▸ WHAT THE TASK REQUIRES
Only the lines from the start of the data through the line containing "plt.rcParams['axes.unicode_minus'] = False" should be written out, exactly as they are, with both ends included and the pictures left out.

▬▬▬▬▬▬

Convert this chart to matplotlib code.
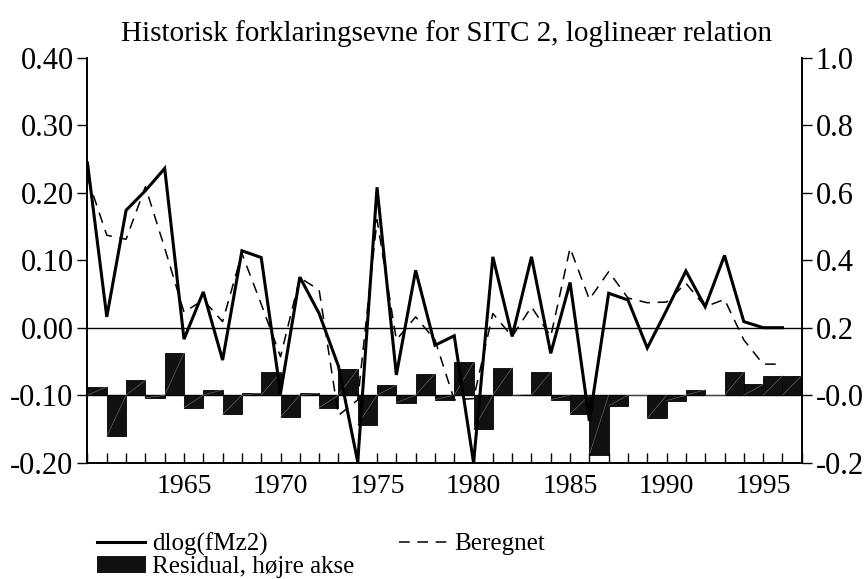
import numpy as np
import matplotlib
matplotlib.use("Agg")
import matplotlib.pyplot as plt

plt.rcParams['font.family'] = ['Liberation Serif', 'DejaVu Serif']
plt.rcParams['axes.unicode_minus'] = False

# data, aarene 1960-1996
years = list(range(1960, 1997))
dlog_fmz2 = [0.244, 0.016, 0.174, 0.203, 0.236, -0.017, 0.053, -0.048, 0.114, 0.104,
             -0.097, 0.075, 0.021, -0.057, -0.199, 0.208, -0.070, 0.085, -0.026, -0.012,
             -0.200, 0.105, -0.013, 0.105, -0.038, 0.067, -0.138, 0.051, 0.041, -0.030,
             0.026, 0.084, 0.031, 0.107, 0.009, 0.000, 0.000]
beregnet = [0.222, 0.137, 0.131, 0.209, 0.118, 0.023, 0.041, 0.009, 0.110, 0.035,
            -0.043, 0.074, 0.056, -0.130, -0.107, 0.160, -0.018, 0.016, -0.018, -0.107,
            -0.105, 0.021, -0.013, 0.031, -0.013, 0.118, 0.042, 0.083, 0.044, 0.037,
            0.038, 0.066, 0.031, 0.042, -0.018, -0.054, -0.054]
residual = [0.025, -0.122, 0.044, -0.008, 0.125, -0.037, 0.016, -0.057, 0.006, 0.068,
            -0.065, 0.006, -0.037, 0.077, -0.087, 0.030, -0.022, 0.064, -0.013, 0.097,
            -0.101, 0.082, 0.002, 0.068, -0.013, -0.056, -0.176, -0.031, 0.000, -0.069,
            -0.016, 0.016, 0.000, 0.068, 0.032, 0.058, 0.058]

left_ticks = [-0.2, -0.1, 0.0, 0.1, 0.2, 0.3, 0.4]
left_labels = ['-0.20', '-0.10', '0.00', '0.10', '0.20', '0.30', '0.40']
right_ticks = [-0.2, 0.0, 0.2, 0.4, 0.6, 0.8, 1.0]
right_labels = ['-0.2', '-0.0', '0.2', '0.4', '0.6', '0.8', '1.0']
year_labels = [1965, 1970, 1975, 1980, 1985, 1990, 1995]

fig = plt.figure(figsize=(8.67, 5.79), dpi=100)
ax = fig.add_axes([0.1009, 0.2009, 0.8238, 0.6994])
ax2 = ax.twinx()

# residualer paa hoejre akse
bars = ax2.bar(years, residual, width=1.0, align='edge', color='#111111',
               edgecolor='black', linewidth=0.6, zorder=2)
for x, r in zip(years, residual):
    ax2.plot([x, x + 1], [0, r] if r > 0 else [r, 0], color='#777777', lw=0.4, zorder=3)
ax2.axhline(0, color='black', lw=1.0, zorder=1)
ax2.set_ylim(-0.2, 1.0)
ax2.set_yticks(right_ticks)
ax2.set_yticklabels(right_labels)

ax.set_zorder(ax2.get_zorder() + 1)
ax.patch.set_visible(False)
ax.axhline(0, color='black', lw=1.0)
l1, = ax.plot(years, dlog_fmz2, color='black', lw=2.2, solid_joinstyle='miter')
l2, = ax.plot(years, beregnet, color='black', lw=1.1, dashes=(7, 5))
ax.set_ylim(-0.2, 0.4)
ax.set_xlim(1960, 1997)
ax.set_yticks(left_ticks)
ax.set_yticklabels(left_labels)
ax.set_xticks(list(range(1960, 1998)), minor=True)
ax.set_xticks(year_labels)
ax.set_xticklabels([str(y) for y in year_labels])

ax.tick_params(axis='y', direction='out', length=7, width=1, labelsize=22, pad=3)
ax2.tick_params(axis='y', direction='out', length=7, width=1, labelsize=22, pad=3)
ax.tick_params(axis='x', which='both', direction='in', length=7, width=1, labelsize=20, pad=8)
ax.spines['top'].set_visible(False)
ax2.spines['top'].set_visible(False)
for s in ax.spines.values():
    s.set_linewidth(1.2)
for s in ax2.spines.values():
    s.set_linewidth(1.2)

fig.text(0.515, 0.942, 'Historisk forklaringsevne for SITC 2, loglineær relation',
         ha='center', va='center', fontsize=21)

fig.legend([l1, bars, l2], ['dlog(fMz2)', 'Residual, højre akse', 'Beregnet'],
           ncol=2, loc='upper left', bbox_to_anchor=(0.112, 0.081), frameon=False,
           fontsize=18, handlelength=1.9, handleheight=0.6, handletextpad=0.3,
           columnspacing=1.8, labelspacing=0.0, borderpad=0, borderaxespad=0)

fig.savefig('out.png', dpi=100)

▬▬▬▬▬▬

▸ THE ANSWER
Convert this chart to matplotlib code.
import numpy as np
import matplotlib
matplotlib.use("Agg")
import matplotlib.pyplot as plt

plt.rcParams['font.family'] = ['Liberation Serif', 'DejaVu Serif']
plt.rcParams['axes.unicode_minus'] = False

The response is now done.